Груня расхохоталась:
— И не угадаешь! Младший повар в ресторане «Прага» на Арбате. По-прежнему пишу стихи: и длинной строкой — гекзаметром, и «через мясорубку» по-современному. Учусь. А… у плиты с половником дело поверней: тут я настоящий «метр». Зато библиотеку собрала — глаза свернешь! Идем — с мужем познакомлю, сына покажу.
Я охотно согласился. Когда мы уже пошли по бульвару, Груня посоветовала:
— А ты стрельни монеты у Максима Горького. Старик добряга, всем нам подкидывал, барахлишко покупал. Только придумай уважительную причину… болезнь, что ли, какую.
Так я и сделал: написал Горькому письмо. Я уже не помню, какую болезнь себе придумал: то ли плакался, что трясутся руки и ноги, то ли, что перекосоротило и не могу говорить. Стыдно вспомнить: беспокоила меня тогда не совесть, а вопрос — не мало ли я «подпустил слезы»? Не отказал бы в «лечении».

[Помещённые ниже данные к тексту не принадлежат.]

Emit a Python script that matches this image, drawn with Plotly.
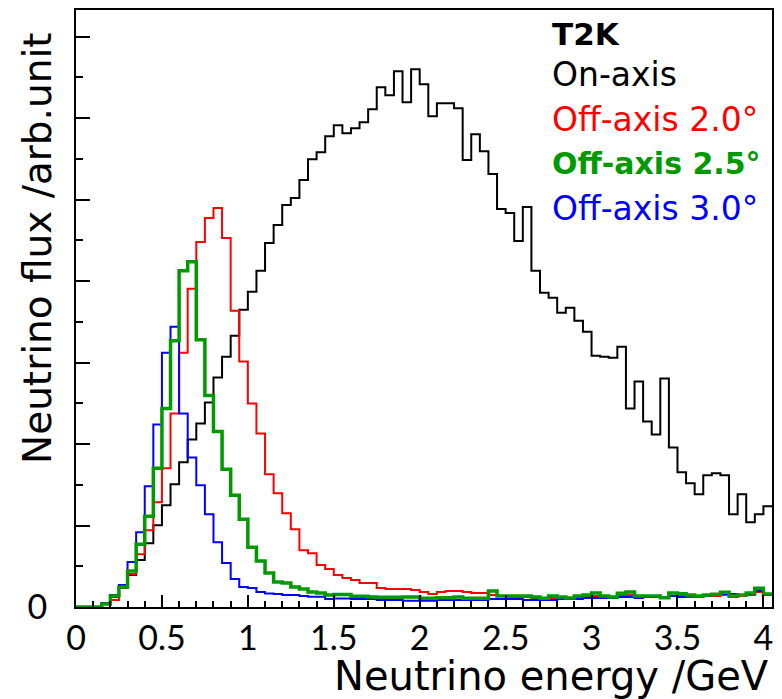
import numpy as np
import plotly.graph_objects as go

# ---------------- data (81 bins of 0.05 GeV, arbitrary flux units) ----------------
bin_width = 0.05
n_bins = 81

on_axis = [0, 0, 0, 4, 10, 20, 32, 47, 64, 82,
           102, 123, 145, 168, 184, 205, 230, 251, 272, 298,
           316, 337, 365, 383, 403, 410, 428, 449, 456, 472,
           483, 475, 480, 486, 499, 521, 513, 537, 506, 539,
           524, 492, 505, 505, 500, 448, 474, 457, 434, 399,
           395, 367, 401, 337, 315, 310, 295, 300, 287, 276,
           252, 251, 250, 261, 199, 226, 186, 173, 229, 160,
           135, 124, 113, 132, 134, 132, 93, 113, 85, 93,
           101]

off_axis_20 = [0, 0, 0, 3, 7, 19, 33, 53, 77, 105,
               139, 194, 255, 319, 366, 390, 400, 370, 297, 246,
               204, 174, 133, 114, 94, 78, 57, 54, 42, 38,
               32, 29, 27, 24, 24, 19, 18, 18, 18, 17,
               15, 13, 15, 16, 16, 15, 14, 14, 12, 11,
               10, 10, 10, 9, 8, 9, 9, 8, 9, 10,
               11, 10, 9, 11, 12, 10, 10, 10, 9, 11,
               11, 10, 10, 11, 11, 12, 10, 11, 12, 15,
               12]

off_axis_25 = [0, 0, 0, 3, 11, 20, 36, 63, 91, 139,
               199, 267, 337, 346, 268, 212, 176, 138, 112, 88,
               60, 46, 34, 25, 24, 20, 18, 15, 14, 12,
               12.5, 12.5, 10.7, 10.7, 10, 9.7, 9.7, 9.7, 10, 10,
               8.7, 8.7, 9.3, 9.3, 10, 8.7, 8.7, 8.7, 16, 11,
               11, 11, 11, 10, 8.7, 11, 10, 9, 11, 12,
               14, 11, 10, 13.7, 15, 11, 11, 11, 9.3, 14,
               13.3, 12, 11, 12, 12.7, 14.7, 11, 12, 14, 18.7,
               13]

off_axis_30 = [0, 0, 0, 4, 12, 22, 45, 75, 121, 183,
               255, 281, 194, 150, 122, 93, 65, 44, 28, 20,
               19, 15, 13.5, 13, 12, 12, 11, 10.3, 10.3, 8,
               8.5, 8.5, 8, 8, 8, 7, 7, 7, 6.3, 6.3,
               6.3, 6.3, 7, 7, 7, 7, 7, 7, 8, 8,
               8, 8, 7, 7, 7, 7, 8, 8, 8, 9,
               9, 9, 9, 10, 10, 9, 10, 10, 10, 11,
               10, 11, 11, 11, 12, 13, 13, 12, 13, 16,
               12]

x_tick_vals = [0, 0.5, 1, 1.5, 2, 2.5, 3, 3.5, 4]
x_tick_text = ["0", "0.5", "1", "1.5", "2", "2.5", "3", "3.5", "4"]
y_major = 81.7          # one major y tick in flux units
y_max = 598.5
x_max = 4.05

legend_entries = [
    ("<b>T2K</b>", "black", 31),
    ("On-axis", "black", 33),
    ("Off-axis 2.0°", "red", 33),
    ("<b>Off-axis 2.5°</b>", "#009900", 30),
    ("Off-axis 3.0°", "blue", 33),
]

# ---------------- figure ----------------
edges = np.round(np.arange(n_bins + 1) * bin_width, 4)

def step(vals):
    return list(edges), list(vals) + [vals[-1]]

TICKFONT = "Lato"
TEXTFONT = "DejaVu Sans"
fig = go.Figure()
series = [
    (on_axis, "black", 2),
    (off_axis_20, "red", 2),
    (off_axis_30, "blue", 2),
    (off_axis_25, "#009900", 3.5),
]
for vals, col, w in series:
    xs, ys = step(vals)
    fig.add_trace(go.Scatter(x=xs, y=ys, mode="lines", line=dict(color=col, width=w, shape="hv"),
                             showlegend=False, hoverinfo="skip"))

y_tick_vals = [y_major * i for i in range(8)]
y_tick_text = ["0"] + [""] * 7

fig.update_layout(
    width=782, height=699,
    margin=dict(l=76, r=8, t=8, b=92),
    paper_bgcolor="white", plot_bgcolor="white",
    font=dict(family=TICKFONT, color="black"),
    xaxis=dict(range=[0, x_max], showgrid=False, zeroline=False,
               showline=True, linecolor="black", linewidth=2, mirror=True,
               tickmode="array", tickvals=x_tick_vals, ticktext=x_tick_text,
               ticks="inside", ticklen=12, tickwidth=2, tickcolor="black",
               minor=dict(tickmode="linear", tick0=0, dtick=0.1, ticks="inside",
                          ticklen=6, tickwidth=2, tickcolor="black"),
               tickfont=dict(size=34, family=TICKFONT)),
    yaxis=dict(range=[0, y_max], showgrid=False, zeroline=False,
               showline=True, linecolor="black", linewidth=2, mirror=True,
               tickmode="array", tickvals=y_tick_vals, ticktext=y_tick_text,
               ticks="inside", ticklen=14, tickwidth=2, tickcolor="black",
               minor=dict(tickmode="linear", tick0=0, dtick=y_major / 2, ticks="inside",
                          ticklen=7, tickwidth=2, tickcolor="black"),
               tickfont=dict(size=34, family=TICKFONT), ticklabelstandoff=20),
)

# axis titles (ROOT style, aligned to the axis end)
fig.add_annotation(text="Neutrino energy /GeV", xref="paper", yref="paper",
                   x=(773 - 76) / 698, y=(607 - 676) / 599, xanchor="right", yanchor="middle",
                   showarrow=False, font=dict(size=40, family=TEXTFONT))
fig.add_annotation(text="Neutrino flux /arb.unit", xref="paper", yref="paper",
                   x=(38 - 76) / 698, y=(607 - 28) / 599, xanchor="center", yanchor="top",
                   textangle=-90, showarrow=False, font=dict(size=39, family=TEXTFONT))

legend_y_px = [32, 73, 118, 162, 207]
for (txt, col, fs), py in zip(legend_entries, legend_y_px):
    fig.add_annotation(text=txt, xref="paper", yref="paper",
                       x=(551.7 - 76) / 698, y=(607 - py) / 599, xanchor="left", yanchor="middle",
                       showarrow=False, font=dict(size=fs, family=TEXTFONT, color=col))

fig.write_html("out.html")
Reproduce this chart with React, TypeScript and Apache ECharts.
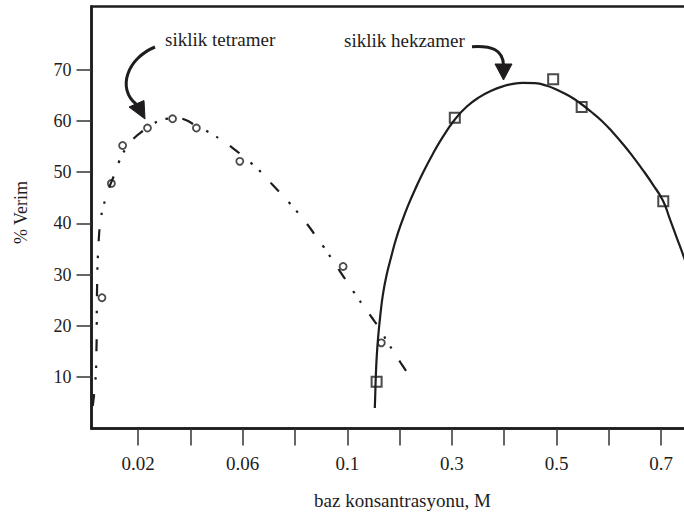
import React, { useEffect, useRef } from "react";
import * as echarts from "echarts";

// Axis scale: the printed axis is piecewise (0.02 steps up to 0.1, then 0.1 steps)
const tickValues = [0.02, 0.04, 0.06, 0.08, 0.1, 0.2, 0.3, 0.4, 0.5, 0.6, 0.7];
const tickLabels = ["0.02", "0.06", "0.1", "0.3", "0.5", "0.7"];
const yTicks = [10, 20, 30, 40, 50, 60, 70];

// siklik tetramer (circles)
const tetramerX = [0.0062, 0.0098, 0.0141, 0.0236, 0.0332, 0.0423, 0.0589, 0.0984, 0.165];
const tetramerY = [25.5, 47.8, 55.2, 58.6, 60.4, 58.6, 52.1, 31.6, 16.7];

// siklik hekzamer (squares)
const hexamerX = [0.156, 0.3055, 0.4935, 0.548, 0.704];
const hexamerY = [9.1, 60.6, 68.1, 62.7, 44.3];

// fitted curves
const tetramerCurveX = [
  0.00268, 0.00344, 0.00394, 0.00409, 0.00421, 0.00421, 0.00432, 0.00451, 0.00497, 0.00554,
  0.00639, 0.00765, 0.00918, 0.0109, 0.013, 0.01568, 0.01874, 0.0218, 0.02486, 0.02792,
  0.03136, 0.0348, 0.03824, 0.04207, 0.04551, 0.04895, 0.05239, 0.05621, 0.06004, 0.06386,
  0.06769, 0.07151, 0.07495, 0.07839, 0.08184, 0.0849, 0.08795, 0.09101, 0.09407, 0.09713,
  0.10096, 0.11625, 0.13155, 0.14684, 0.16214, 0.17552, 0.18891, 0.20229, 0.21759,
];
const tetramerCurveY = [
  4.39, 7.9, 11.41, 15.31, 19.21, 23.11, 27.01, 31.88, 36.76, 40.27,
  42.61, 44.95, 47.29, 49.44, 52.36, 54.9, 56.75, 58.02, 59.09, 59.97,
  60.45, 60.55, 60.16, 59.09, 58.21, 57.23, 56.07, 54.7, 53.14, 51.48,
  49.63, 47.48, 45.63, 43.68, 41.63, 39.68, 37.54, 35.39, 33.05, 30.71,
  28.37, 26.03, 23.79, 21.65, 19.4, 17.06, 14.92, 12.77, 10.43,
];

const hexamerCurveX = [
  0.15258, 0.15354, 0.15449, 0.15641, 0.15927, 0.1631, 0.16788, 0.17457, 0.18317, 0.19273,
  0.20421, 0.21663, 0.23097, 0.24627, 0.26348, 0.2826, 0.30554, 0.32849, 0.35334, 0.37629,
  0.39732, 0.41644, 0.43556, 0.45851, 0.48145, 0.50249, 0.52352, 0.54455, 0.56558, 0.58662,
  0.60765, 0.62677, 0.64589, 0.66501, 0.68413, 0.70325, 0.71664, 0.73002, 0.74341, 0.7587,
];
const hexamerCurveY = [
  4.0, 7.1, 10.2, 14.3, 18.2, 22.1, 26.0, 29.7, 33.2, 36.8,
  40.3, 43.6, 46.94, 50.21, 53.55, 56.86, 60.26, 62.79, 64.68, 65.91,
  66.73, 67.22, 67.41, 67.34, 66.83, 65.95, 64.88, 63.48, 61.82, 59.97,
  57.72, 55.48, 53.04, 50.41, 47.58, 44.46, 40.85, 37.15, 33.44, 28.96,
];

function toAxis(x: number): number {
  const n = tickValues.length;
  let i = 0;
  if (x <= tickValues[0]) i = 0;
  else if (x >= tickValues[n - 1]) i = n - 2;
  else {
    while (i < n - 2 && x > tickValues[i + 1]) i++;
  }
  return i + (x - tickValues[i]) / (tickValues[i + 1] - tickValues[i]);
}

function labelFor(pos: number): string {
  const v = tickValues[Math.round(pos)];
  if (v === undefined) return "";
  const s = String(v);
  return tickLabels.indexOf(s) >= 0 ? s : "";
}

const pairs = (xs: number[], ys: number[]) => xs.map((x, i) => [toAxis(x), ys[i]]);

const FONT = "Liberation Serif";
const INK = "#1e1c1d";

export default function App() {
  const ref = useRef<HTMLDivElement>(null);
  useEffect(() => {
    if (!ref.current) return;
    const chart = echarts.init(ref.current, undefined, { renderer: "svg" });
    chart.setOption({
      animation: false,
      backgroundColor: "#ffffff",
      textStyle: { fontFamily: FONT },
      grid: {
        left: 91.5,
        top: 6.5,
        right: 0.5,
        bottom: 86.5,
        show: true,
        borderColor: INK,
        borderWidth: 2.5,
        backgroundColor: "transparent",
      },
      xAxis: {
        type: "value",
        min: -0.89,
        max: 11,
        name: "baz konsantrasyonu, M",
        nameLocation: "middle",
        nameGap: 62,
        nameTextStyle: { fontFamily: FONT, fontSize: 19, color: INK },
        axisLine: { show: true, onZero: false, lineStyle: { color: INK, width: 2.5 } },
        axisTick: {
          show: true,
          length: 17,
          customValues: tickValues.map((_, i) => i),
          lineStyle: { color: "#333", width: 1.5 },
        },
        axisLabel: {
          show: true,
          margin: 25,
          customValues: tickValues.map((_, i) => i).filter((i) => labelFor(i) !== ""),
          formatter: (v: number) => labelFor(v),
          fontFamily: FONT,
          fontSize: 19,
          color: INK,
        },
        splitLine: { show: false },
      },
      yAxis: {
        type: "value",
        min: 0,
        max: 82.3,
        name: "% Verim",
        nameLocation: "middle",
        nameGap: 62,
        nameRotate: 90,
        nameTextStyle: { fontFamily: FONT, fontSize: 18, color: INK, padding: [0, 0, 0, 10] },
        axisLine: { show: true, onZero: false, lineStyle: { color: INK, width: 2.5 } },
        axisTick: {
          show: true,
          length: 15,
          customValues: yTicks,
          lineStyle: { color: "#333", width: 1.5 },
        },
        axisLabel: {
          show: true,
          margin: 20,
          customValues: yTicks,
          fontFamily: FONT,
          fontSize: 18,
          color: INK,
        },
        splitLine: { show: false },
      },
      series: [
        {
          name: "tetramer curve",
          type: "line",
          data: pairs(tetramerCurveX, tetramerCurveY),
          smooth: 0.4,
          showSymbol: false,
          silent: true,
          lineStyle: { color: INK, width: 2.2, type: [12, 14.5, 2.5, 9, 2.5, 14.5] },
        },
        {
          name: "hekzamer curve",
          type: "line",
          data: pairs(hexamerCurveX, hexamerCurveY),
          smooth: 0.5,
          showSymbol: false,
          silent: true,
          lineStyle: { color: INK, width: 2.2 },
        },
        {
          name: "siklik tetramer",
          type: "scatter",
          data: pairs(tetramerX, tetramerY),
          symbol: "circle",
          symbolSize: 7,
          itemStyle: { color: "rgba(255,255,255,0)", borderColor: INK, borderWidth: 1.8 },
        },
        {
          name: "siklik hekzamer",
          type: "scatter",
          data: pairs(hexamerX, hexamerY),
          symbol: "rect",
          symbolSize: 10,
          itemStyle: { color: "rgba(255,255,255,0)", borderColor: INK, borderWidth: 2 },
        },
      ],
      graphic: [
        {
          type: "text",
          style: {
            x: 165,
            y: 39.6,
            text: "siklik tetramer",
            fontFamily: FONT,
            fontSize: 19,
            fill: INK,
            textAlign: "left",
            textVerticalAlign: "middle",
          },
        },
        {
          type: "text",
          style: {
            x: 344,
            y: 40.9,
            text: "siklik hekzamer",
            fontFamily: FONT,
            fontSize: 19,
            fill: INK,
            textAlign: "left",
            textVerticalAlign: "middle",
          },
        },
        {
          type: "bezierCurve",
          shape: { x1: 155, y1: 47, cpx1: 128, cpy1: 58, cpx2: 116, cpy2: 88, x2: 136.5, y2: 104.5 },
          style: { stroke: INK, lineWidth: 3, fill: null },
        },
        {
          type: "polygon",
          shape: { points: [[129, 107], [144, 100.5], [145, 119]] },
          style: { fill: INK, stroke: INK, lineWidth: 1 },
        },
        {
          type: "bezierCurve",
          shape: { x1: 472, y1: 46.7, cpx1: 492, cpy1: 45.5, cpx2: 503, cpy2: 50, x2: 503.5, y2: 65 },
          style: { stroke: INK, lineWidth: 3, fill: null },
        },
        {
          type: "polygon",
          shape: { points: [[495, 64], [512, 64], [503.5, 80]] },
          style: { fill: INK, stroke: INK, lineWidth: 1 },
        },
      ],
    });
    return () => chart.dispose();
  }, []);
  return (
    <div
      ref={ref}
      style={{ position: "fixed", left: 0, top: 0, width: 714, height: 515, background: "#fff" }}
    />
  );
}
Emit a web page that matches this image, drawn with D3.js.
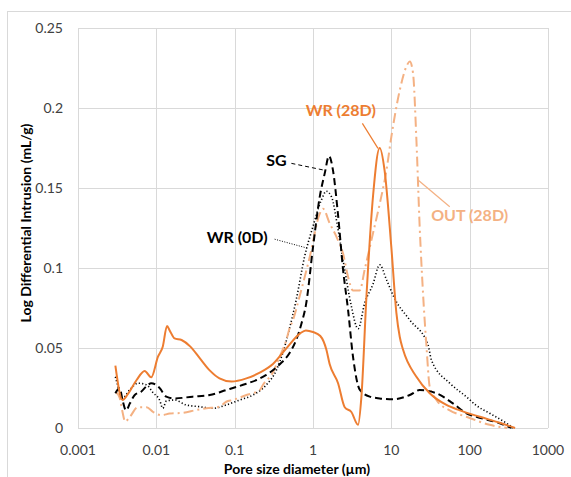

Горький не отказал. Месяц спустя меня вызвали в особняк на Малую Никитскую и вручили от его имени новый черный костюм, желтые ботинки, деньги. Кроме того, секретарь передал мне совет Горького — серьезно заняться учением.
Совет я пропустил мимо ушей, а подарок мне пришелся по вкусу. «Пофартило». Познание мира, смысла жизни давалось мне медленно.